-------- Dataset

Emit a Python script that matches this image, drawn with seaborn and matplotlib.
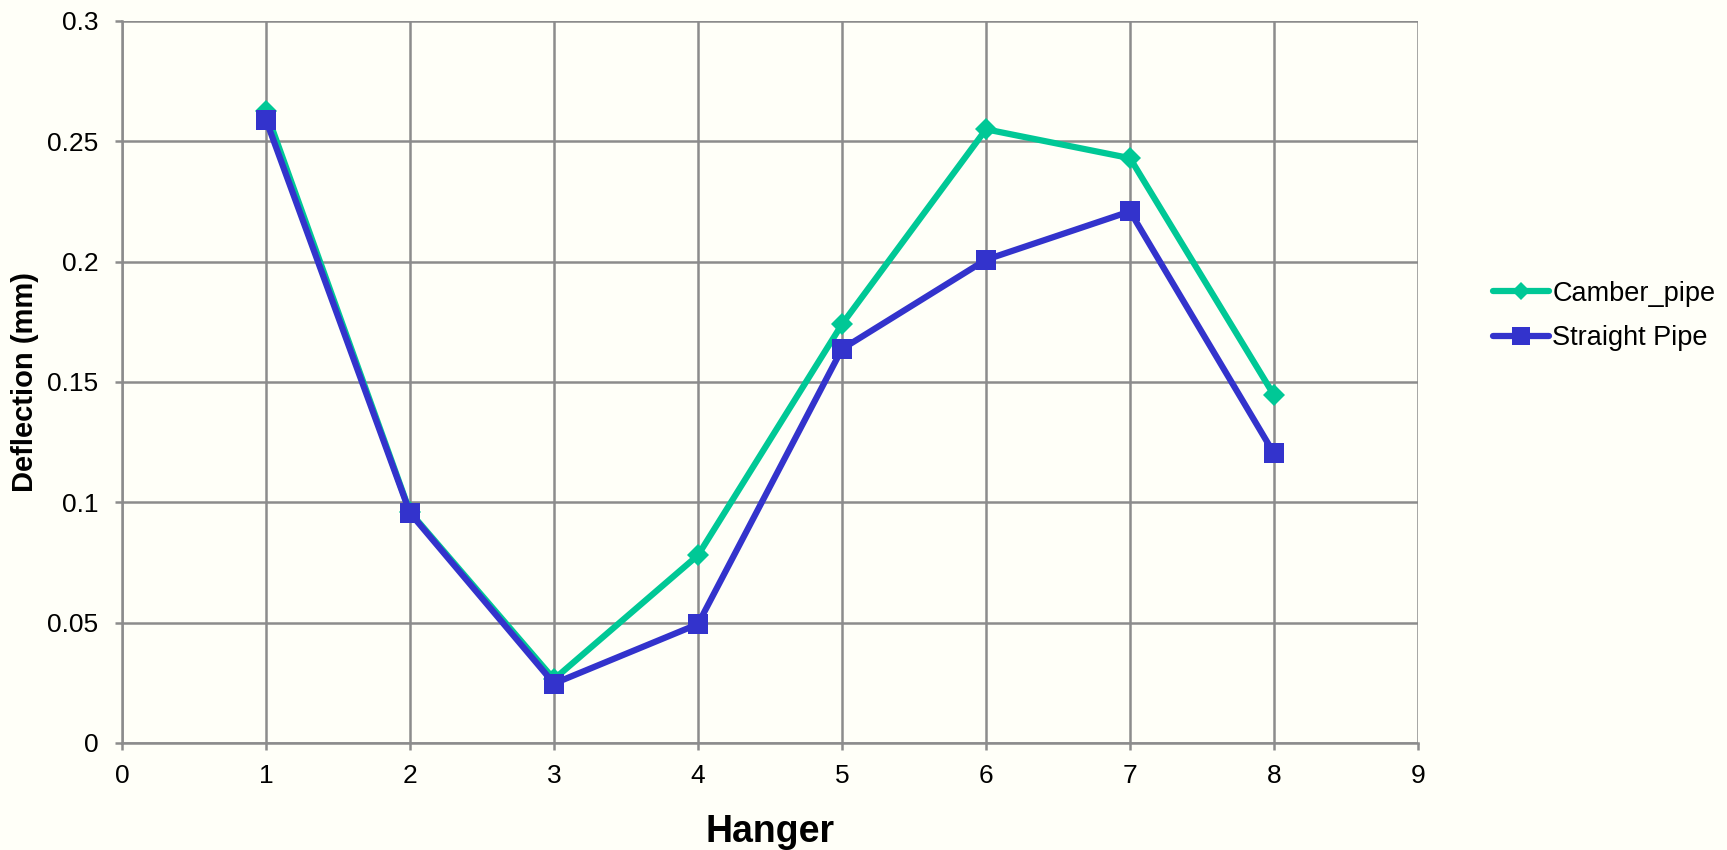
import numpy as np
import pandas as pd
import matplotlib
matplotlib.use("Agg")
import matplotlib.pyplot as plt
import seaborn as sns

# data
hanger = [1, 2, 3, 4, 5, 6, 7, 8]
camber_pipe = [0.2625, 0.096, 0.0265, 0.078, 0.174, 0.255, 0.243, 0.1445]
straight_pipe = [0.259, 0.0956, 0.0247, 0.0494, 0.1637, 0.2008, 0.2209, 0.1203]
series_names = ["Camber_pipe", "Straight Pipe"]
colors = ["#00C896", "#3333CC"]
markers = ["D", "s"]

df = pd.DataFrame({"Hanger": hanger * 2,
                   "Deflection": camber_pipe + straight_pipe,
                   "Series": [series_names[0]] * 8 + [series_names[1]] * 8})

sns.set_theme(style="white")
plt.rcParams['font.family'] = ['Liberation Sans', 'DejaVu Sans']
bg = "#FFFFF8"
grid_c = "#8C8C8C"

fig = plt.figure(figsize=(17.27, 8.5), dpi=100, facecolor=bg)
ax = fig.add_axes([0.0706, 0.1259, 0.7505, 0.8494], facecolor=bg)

sns.lineplot(data=df, x="Hanger", y="Deflection", hue="Series", style="Series",
             palette=colors, markers=markers, dashes=False, linewidth=4.5,
             markersize=15, markeredgewidth=0, ax=ax, legend=False, zorder=3)
# diamonds smaller than squares
for line, ms in zip(ax.get_lines(), [11, 15]):
    line.set_markersize(ms)

ax.set_xlim(0, 9)
ax.set_ylim(0, 0.3)
ax.set_xticks(range(0, 10))
ax.set_yticks([0, 0.05, 0.1, 0.15, 0.2, 0.25, 0.3])
ax.set_yticklabels(["0", "0.05", "0.1", "0.15", "0.2", "0.25", "0.3"])
ax.grid(True, color=grid_c, linewidth=1.8, zorder=0)
for s in ["top", "right"]:
    ax.spines[s].set_visible(False)
for s in ["left", "bottom"]:
    ax.spines[s].set_color(grid_c)
    ax.spines[s].set_linewidth(1.8)
ax.tick_params(axis="both", which="both", length=5, width=1.8, color=grid_c,
               labelsize=19, labelcolor="black", direction="out", left=True, bottom=True)
ax.tick_params(axis="y", pad=12)
ax.tick_params(axis="x", pad=10)
ax.set_axisbelow(True)

ax.set_xlabel("Hanger", fontsize=27, fontweight="bold", labelpad=19, color="black")
ax.set_ylabel("Deflection (mm)", fontsize=21, fontweight="bold", labelpad=6, color="black")

handles = [plt.Line2D([0], [0], color=c, marker=m, lw=4.5, ms=ms, mew=0)
           for c, m, ms in zip(colors, markers, [9, 13])]
leg = fig.legend(handles, series_names, loc="center left",
                 bbox_to_anchor=(1493 / 1727, 1 - 316 / 850),
                 frameon=False, fontsize=19.5, handlelength=2.07, handletextpad=0.12,
                 labelspacing=0.7, borderpad=0, borderaxespad=0, labelcolor="black")

fig.savefig("out.png", dpi=100, facecolor=bg)
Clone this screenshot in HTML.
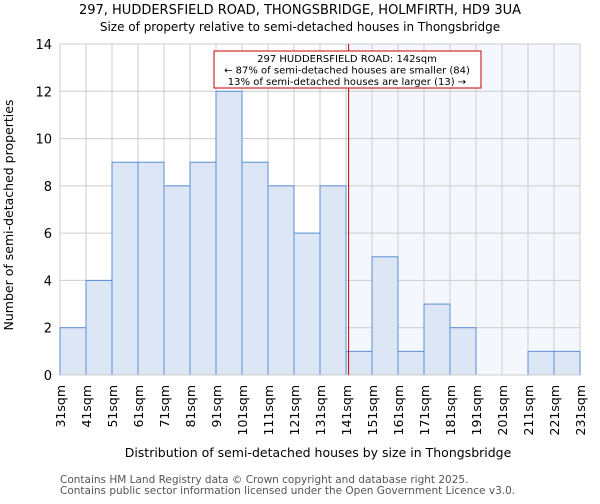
<!DOCTYPE html>
<html><head><meta charset="utf-8"><style>
body{margin:0;background:#fff;font-family:"DejaVu Sans","Liberation Sans",sans-serif}
svg text{font-family:"DejaVu Sans","Liberation Sans",sans-serif}
</style></head><body>
<svg id="chart" width="600" height="500">
<text x="300" y="14" text-anchor="middle" font-size="13">297, HUDDERSFIELD ROAD, THONGSBRIDGE, HOLMFIRTH, HD9 3UA</text>
<text x="300" y="31" text-anchor="middle" font-size="12">Size of property relative to semi-detached houses in Thongsbridge</text>
<g id="plot"></g>
<text x="318" y="457" text-anchor="middle" font-size="12.5">Distribution of semi-detached houses by size in Thongsbridge</text>
<text transform="translate(13,215) rotate(-90)" text-anchor="middle" font-size="12.5">Number of semi-detached properties</text>
<text x="60" y="483" font-size="10.5" fill="#555">Contains HM Land Registry data © Crown copyright and database right 2025.</text>
<text x="60" y="494" font-size="10.5" fill="#555">Contains public sector information licensed under the Open Government Licence v3.0.</text>
</svg>
<script>
const binStarts=[31,41,51,61,71,81,91,101,111,121,131,141,151,161,171,181,191,201,211,221];
const counts=[2,4,9,9,8,9,12,9,8,6,8,1,5,1,3,2,0,0,1,1];
const tickLabels=["31sqm","41sqm","51sqm","61sqm","71sqm","81sqm","91sqm","101sqm","111sqm","121sqm","131sqm","141sqm","151sqm","161sqm","171sqm","181sqm","191sqm","201sqm","211sqm","221sqm","231sqm"];
const yTicks=[0,2,4,6,8,10,12,14];
const propertySize=142;
const annotation=["297 HUDDERSFIELD ROAD: 142sqm","← 87% of semi-detached houses are smaller (84)","13% of semi-detached houses are larger (13) →"];
const NS="http://www.w3.org/2000/svg";
const L=60,R=580,T=44,B=375,xmin=31,xmax=231,ymax=14;
const xs=v=>L+(v-xmin)/(xmax-xmin)*(R-L);
const ys=v=>B-v/ymax*(B-T);
const g=document.getElementById('plot');
function mk(t,a){const e=document.createElementNS(NS,t);for(const k in a)e.setAttribute(k,a[k]);g.appendChild(e);return e;}
let e=mk('rect',{x:xs(propertySize),y:T,width:R-xs(propertySize),height:B-T,fill:'#f4f7fd'});


tickLabels.forEach((t,i)=>{const v=xmin+i*10;const l=mk('line',{x1:xs(v),x2:xs(v),y1:T,y2:B,stroke:'#ccc','stroke-width':1});

});
yTicks.forEach(v=>{const l=mk('line',{x1:L,x2:R,y1:ys(v),y2:ys(v),stroke:'#ccc','stroke-width':1});


const t=mk('text',{x:L-8,y:ys(v)+5,'text-anchor':'end','font-size':13});t.textContent=v;

});
counts.forEach((c,i)=>{if(c<=0)return;const x0=xs(binStarts[i]),x1=xs(binStarts[i]+10);
const r=mk('rect',{x:x0,y:ys(c),width:x1-x0,height:B-ys(c),fill:'#dce6f4',stroke:'#5b8fd6','stroke-width':1});

});
tickLabels.forEach((t,i)=>{const v=xmin+i*10;const tx=mk('text',{transform:`translate(${xs(v)+5},385) rotate(-90)`,'text-anchor':'end','font-size':12.5});tx.textContent=t;

});
const ax=mk('line',{x1:L,x2:R,y1:B,y2:B,stroke:'#ccc','stroke-width':1});


const rl=mk('line',{x1:xs(propertySize),x2:xs(propertySize),y1:T,y2:B,stroke:'#c00','stroke-width':1});


const bx=mk('rect',{x:214,y:51,width:267,height:37,fill:'#fff',stroke:'#c00','stroke-width':1});


annotation.forEach((s,i)=>{const t=mk('text',{x:347,y:62+i*11.5,'text-anchor':'middle','font-size':10});t.textContent=s;

});
</script>
</body></html>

----------------

### Set exercise
Return each line exactly as written. Any picture gets left out.

### Written solution
Emit a Python script that matches this image, drawn with seaborn and matplotlib.
import numpy as np
import pandas as pd
import matplotlib
matplotlib.use("Agg")
import matplotlib.pyplot as plt
import seaborn as sns

# data
hanger = [1, 2, 3, 4, 5, 6, 7, 8]
camber_pipe = [0.2625, 0.096, 0.0265, 0.078, 0.174, 0.255, 0.243, 0.1445]
straight_pipe = [0.259, 0.0956, 0.0247, 0.0494, 0.1637, 0.2008, 0.2209, 0.1203]
series_names = ["Camber_pipe", "Straight Pipe"]
colors = ["#00C896", "#3333CC"]
markers = ["D", "s"]

df = pd.DataFrame({"Hanger": hanger * 2,
                   "Deflection": camber_pipe + straight_pipe,
                   "Series": [series_names[0]] * 8 + [series_names[1]] * 8})

sns.set_theme(style="white")
plt.rcParams['font.family'] = ['Liberation Sans', 'DejaVu Sans']
bg = "#FFFFF8"
grid_c = "#8C8C8C"

fig = plt.figure(figsize=(17.27, 8.5), dpi=100, facecolor=bg)
ax = fig.add_axes([0.0706, 0.1259, 0.7505, 0.8494], facecolor=bg)

sns.lineplot(data=df, x="Hanger", y="Deflection", hue="Series", style="Series",
             palette=colors, markers=markers, dashes=False, linewidth=4.5,
             markersize=15, markeredgewidth=0, ax=ax, legend=False, zorder=3)
# diamonds smaller than squares
for line, ms in zip(ax.get_lines(), [11, 15]):
    line.set_markersize(ms)

ax.set_xlim(0, 9)
ax.set_ylim(0, 0.3)
ax.set_xticks(range(0, 10))
ax.set_yticks([0, 0.05, 0.1, 0.15, 0.2, 0.25, 0.3])
ax.set_yticklabels(["0", "0.05", "0.1", "0.15", "0.2", "0.25", "0.3"])
ax.grid(True, color=grid_c, linewidth=1.8, zorder=0)
for s in ["top", "right"]:
    ax.spines[s].set_visible(False)
for s in ["left", "bottom"]:
    ax.spines[s].set_color(grid_c)
    ax.spines[s].set_linewidth(1.8)
ax.tick_params(axis="both", which="both", length=5, width=1.8, color=grid_c,
               labelsize=19, labelcolor="black", direction="out", left=True, bottom=True)
ax.tick_params(axis="y", pad=12)
ax.tick_params(axis="x", pad=10)
ax.set_axisbelow(True)

ax.set_xlabel("Hanger", fontsize=27, fontweight="bold", labelpad=19, color="black")
ax.set_ylabel("Deflection (mm)", fontsize=21, fontweight="bold", labelpad=6, color="black")

handles = [plt.Line2D([0], [0], color=c, marker=m, lw=4.5, ms=ms, mew=0)
           for c, m, ms in zip(colors, markers, [9, 13])]
leg = fig.legend(handles, series_names, loc="center left",
                 bbox_to_anchor=(1493 / 1727, 1 - 316 / 850),
                 frameon=False, fontsize=19.5, handlelength=2.07, handletextpad=0.12,
                 labelspacing=0.7, borderpad=0, borderaxespad=0, labelcolor="black")

fig.savefig("out.png", dpi=100, facecolor=bg)
Clone this screenshot in HTML.
<!DOCTYPE html>
<html><head><meta charset="utf-8"><style>
body{margin:0;background:#fff;font-family:"DejaVu Sans","Liberation Sans",sans-serif}
svg text{font-family:"DejaVu Sans","Liberation Sans",sans-serif}
</style></head><body>
<svg id="chart" width="600" height="500">
<text x="300" y="14" text-anchor="middle" font-size="13">297, HUDDERSFIELD ROAD, THONGSBRIDGE, HOLMFIRTH, HD9 3UA</text>
<text x="300" y="31" text-anchor="middle" font-size="12">Size of property relative to semi-detached houses in Thongsbridge</text>
<g id="plot"></g>
<text x="318" y="457" text-anchor="middle" font-size="12.5">Distribution of semi-detached houses by size in Thongsbridge</text>
<text transform="translate(13,215) rotate(-90)" text-anchor="middle" font-size="12.5">Number of semi-detached properties</text>
<text x="60" y="483" font-size="10.5" fill="#555">Contains HM Land Registry data © Crown copyright and database right 2025.</text>
<text x="60" y="494" font-size="10.5" fill="#555">Contains public sector information licensed under the Open Government Licence v3.0.</text>
</svg>
<script>
const binStarts=[31,41,51,61,71,81,91,101,111,121,131,141,151,161,171,181,191,201,211,221];
const counts=[2,4,9,9,8,9,12,9,8,6,8,1,5,1,3,2,0,0,1,1];
const tickLabels=["31sqm","41sqm","51sqm","61sqm","71sqm","81sqm","91sqm","101sqm","111sqm","121sqm","131sqm","141sqm","151sqm","161sqm","171sqm","181sqm","191sqm","201sqm","211sqm","221sqm","231sqm"];
const yTicks=[0,2,4,6,8,10,12,14];
const propertySize=142;
const annotation=["297 HUDDERSFIELD ROAD: 142sqm","← 87% of semi-detached houses are smaller (84)","13% of semi-detached houses are larger (13) →"];
const NS="http://www.w3.org/2000/svg";
const L=60,R=580,T=44,B=375,xmin=31,xmax=231,ymax=14;
const xs=v=>L+(v-xmin)/(xmax-xmin)*(R-L);
const ys=v=>B-v/ymax*(B-T);
const g=document.getElementById('plot');
function mk(t,a){const e=document.createElementNS(NS,t);for(const k in a)e.setAttribute(k,a[k]);g.appendChild(e);return e;}
let e=mk('rect',{x:xs(propertySize),y:T,width:R-xs(propertySize),height:B-T,fill:'#f4f7fd'});


tickLabels.forEach((t,i)=>{const v=xmin+i*10;const l=mk('line',{x1:xs(v),x2:xs(v),y1:T,y2:B,stroke:'#ccc','stroke-width':1});

});
yTicks.forEach(v=>{const l=mk('line',{x1:L,x2:R,y1:ys(v),y2:ys(v),stroke:'#ccc','stroke-width':1});


const t=mk('text',{x:L-8,y:ys(v)+5,'text-anchor':'end','font-size':13});t.textContent=v;

});
counts.forEach((c,i)=>{if(c<=0)return;const x0=xs(binStarts[i]),x1=xs(binStarts[i]+10);
const r=mk('rect',{x:x0,y:ys(c),width:x1-x0,height:B-ys(c),fill:'#dce6f4',stroke:'#5b8fd6','stroke-width':1});

});
tickLabels.forEach((t,i)=>{const v=xmin+i*10;const tx=mk('text',{transform:`translate(${xs(v)+5},385) rotate(-90)`,'text-anchor':'end','font-size':12.5});tx.textContent=t;

});
const ax=mk('line',{x1:L,x2:R,y1:B,y2:B,stroke:'#ccc','stroke-width':1});


const rl=mk('line',{x1:xs(propertySize),x2:xs(propertySize),y1:T,y2:B,stroke:'#c00','stroke-width':1});


const bx=mk('rect',{x:214,y:51,width:267,height:37,fill:'#fff',stroke:'#c00','stroke-width':1});


annotation.forEach((s,i)=>{const t=mk('text',{x:347,y:62+i*11.5,'text-anchor':'middle','font-size':10});t.textContent=s;

});
</script>
</body></html>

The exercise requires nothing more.